3. Endure. The writer of Hebrews used some form of the word endure 4 times in the 17 verses displayed above. Endurance is a part of the Christian life. Whether it’s enduring discipline for personal sin, enduring growing pains throughout the maturation and sanctification process throughout our lives, or enduring and persevering through trials and persecution, we are called to endure. Again, this can only be done by looking to Jesus and relying on Him as our source of endurance. As we’ve seen, white fragility is a common response to race conversations. It isn’t natural for white people to endure in these conversations. We must ask for God to help us here because His word calls us to endure, and He’s able to strengthen us.
4. “Strive for peace with everyone.” Striving implies an active involvement. It isn’t a passive word. We are called to be active peacemakers in the world, and there certainly needs to be peacemakers amongst the racial strife in our culture. Jesus says, “Blessed are the peacemakers, for they shall be called sons of God” (Matthew 5:9). Let’s strive for this.

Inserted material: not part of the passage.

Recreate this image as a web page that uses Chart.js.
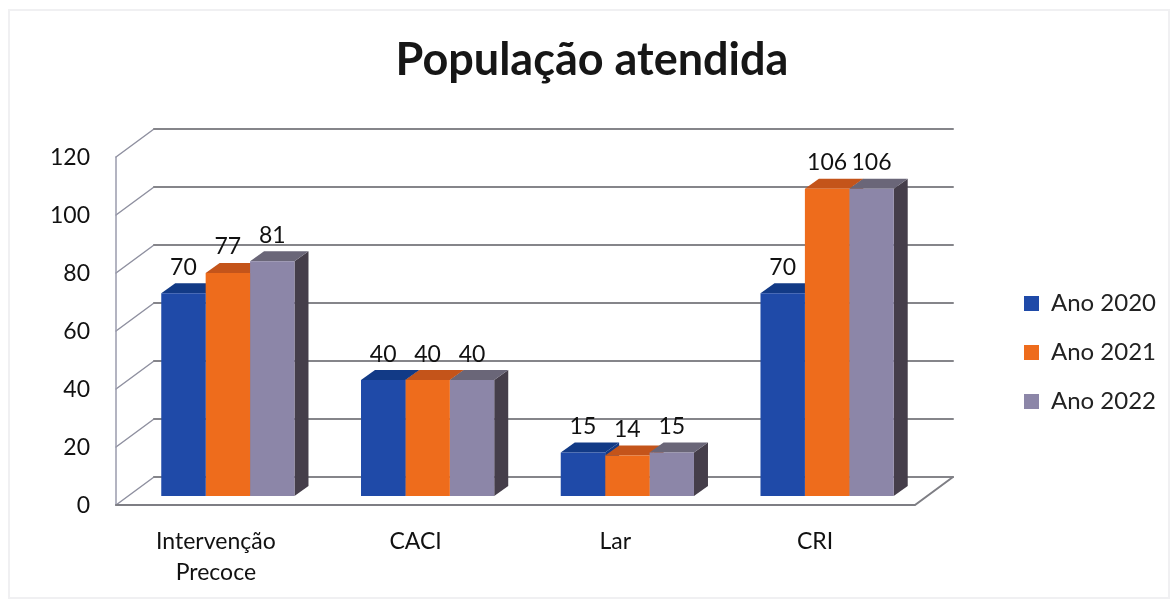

5. “Be grateful for receiving a kingdom that cannot be shaken.” Only Jesus can help us through this. Only He can help us see, give us the grace to repent, and be the blood that covers us throughout all of our failures. This is great hope now because He is with us. It is also great hope that we have a kingdom that cannot be shaken and cannot be taken away from us. When we engage in peacemaking and racial reconciliation, it will be difficult. We will be fragile at times. We will run out of energy at times. We may fall on our face. But no matter how tough it gets, we have a hope that cannot be taken away. Jesus is with us, and we have received a kingdom that cannot be shaken. Let’s resist the temptation to fall into White Fragility and look to Jesus to give us the strength to engage.